Professional ratings
Review scores
| Source | Rating |
| Allmusic | Star |

==Track listing==

1. "Volveré" - 4:51
2. "Eres Mi Vida" - 4:52
3. "Got a Hook On You" (DLG Blues) - 5:00
4. "Acuyuyé" - 4:52
5. "Ángeles" - 4:50
6. "A Veces Me Pregunto" - 4:50
7. "De Oro" - 4:32
8. "Prisionero" - 4:51
9. "Gotcha" - 5:11
10. "Volveré" (Bachata) - 4:36
11. "La Quiero a Morir" (Bonus Track) - 5:01

==Personnel==
- Composer - Alejandro Jaén
- Acoustic Guitar, Electric Guitar - Bernd Schoenhart
- Guitar - Ceasar A. Fernandez
- Guest Artist - Chika
- Primary Artist - DLG (Dark Latin Groove)
- Stylist - Estée Ochoa
- Vocals, Background Vocals - Huey Dunbar
- Composer - Ignacio Roman
- Timbales - Jeff Lopez
- Composer - Johnny Colon
- Composer, Flute, Guest Artist - Johnny Pacheco
- Vocals, Background Vocals - Julio Barreto
- Engineer, Mixing - Kurt Upper
- Photography - Kwaku Alston
- Violin - Lewis Kahn
- Composer - Manny Benito
- Engineer - Mario DeJesús
- Art Direction, Artwork - Mr.
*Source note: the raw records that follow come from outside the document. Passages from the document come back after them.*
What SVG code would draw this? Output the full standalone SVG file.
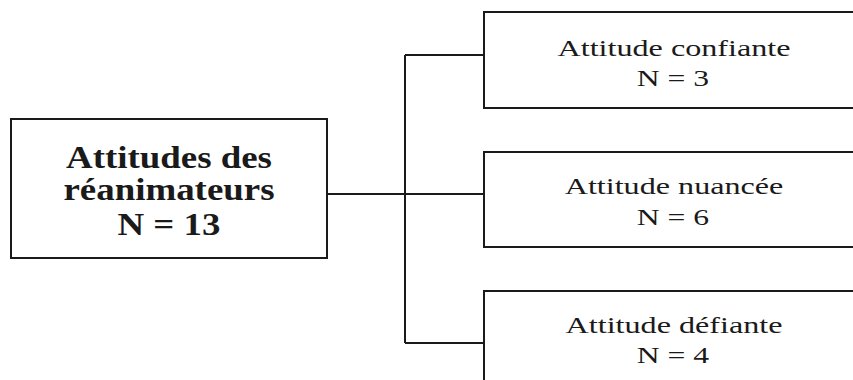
<svg xmlns="http://www.w3.org/2000/svg" width="853" height="380" viewBox="0 0 853 380">
<style>
.box{fill:#fff;stroke:#1a1a1a;stroke-width:2}
.conn{fill:none;stroke:#1a1a1a;stroke-width:2}
.t{font-family:"Liberation Serif","Times New Roman",serif;fill:#1a1a1a;text-anchor:middle}
.main{font-size:31px;font-weight:bold}
.sub{font-size:24px}
</style>
<rect width="853" height="380" fill="#fff"/>
<g id="connectors">
<path class="conn" d="M327 194H405M405 55V343M405 55H484M405 194H484M405 343H484"/>
</g>
<g id="root">
<rect class="box" x="11" y="119" width="316" height="139"/>
<text class="t main" transform="translate(169 168) scale(1.19 1)">Attitudes des</text>
<text class="t main" transform="translate(169 200) scale(1.19 1)">réanimateurs</text>
<text class="t main" transform="translate(169 235) scale(1.19 1)">N = 13</text>
</g>
<g id="confiante">
<rect class="box" x="484" y="12" width="380" height="96"/>
<text class="t sub" transform="translate(674 56) scale(1.34 1)">Attitude confiante</text>
<text class="t sub" transform="translate(673 86) scale(1.32 1)">N = 3</text>
</g>
<g id="nuancee">
<rect class="box" x="484" y="152" width="380" height="95"/>
<text class="t sub" transform="translate(674 194) scale(1.34 1)">Attitude nuancée</text>
<text class="t sub" transform="translate(673 225) scale(1.32 1)">N = 6</text>
</g>
<g id="defiante">
<rect class="box" x="484" y="291" width="380" height="100"/>
<text class="t sub" transform="translate(674 333) scale(1.34 1)">Attitude défiante</text>
<text class="t sub" transform="translate(673 363) scale(1.32 1)">N = 4</text>
</g>
</svg>
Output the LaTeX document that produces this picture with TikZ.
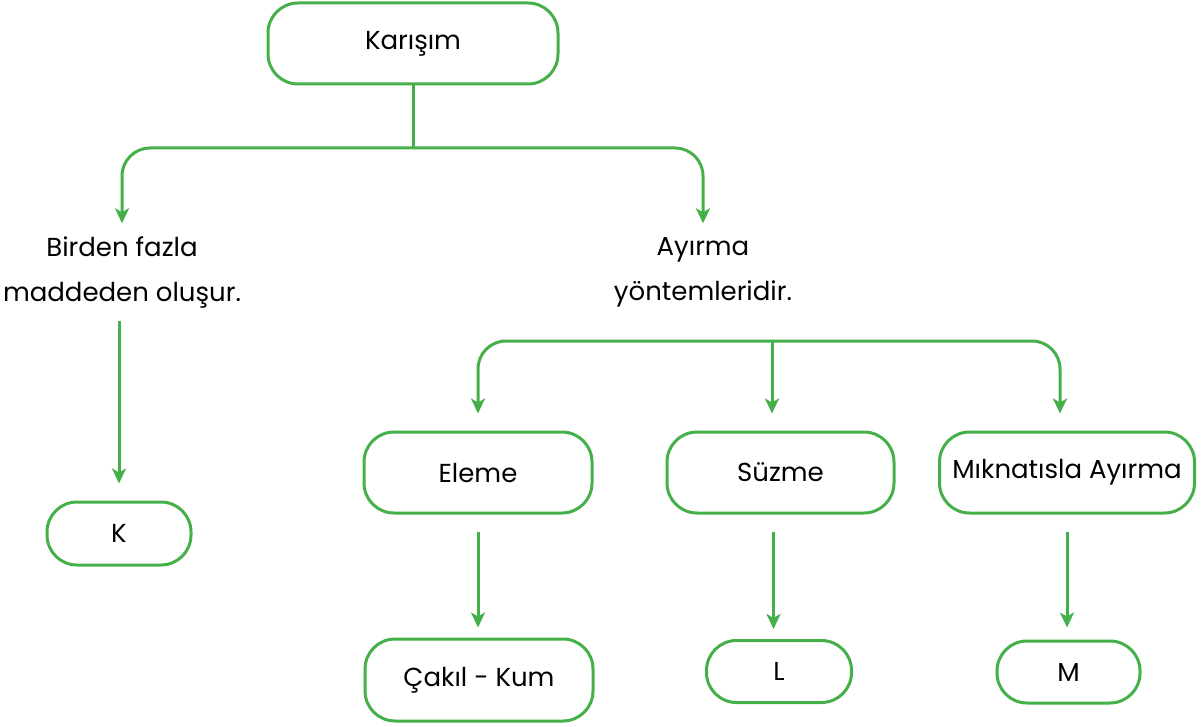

Scaramanga
- Trombone - Ozzie Melendez
- Composer - Paco Cepero
- Trumpet - Raul Agraz
- Bongos, Percussion - Ray Colón
- Congas - Richie Flores
- Bass - Rubén Rodríguez
- Guira - Samuel "Neco" Jimenez
- Art Direction, Design - Scaramanga
- Arranger, Composer, Drum Programming, Drums, Keyboards, Mixing, Piano, Producer, Vocals, Background Vocals, Vocoder - Sergio George
- Mastering - Vladimir Meller
- Trombone - William Cepeda
- Composer - Yoel Henríquez

==Chart position==

| Year | Chart | Album | Peak |
|---|---|---|---|
| 1999 | Billboard Heatseekers | Gotcha! | 28 |
| 1999 | Billboard Top Latin Albums | Gotcha! | 8 |
| 1999 | Billboard Latin Tropical Albums | Gotcha! | 3 |

==Certification==

| Region | Certification | Certified units/sales |
| Uruguay (CUD) | Gold | 3,000^{^} |
^{^} Shipments figures based on certification alone.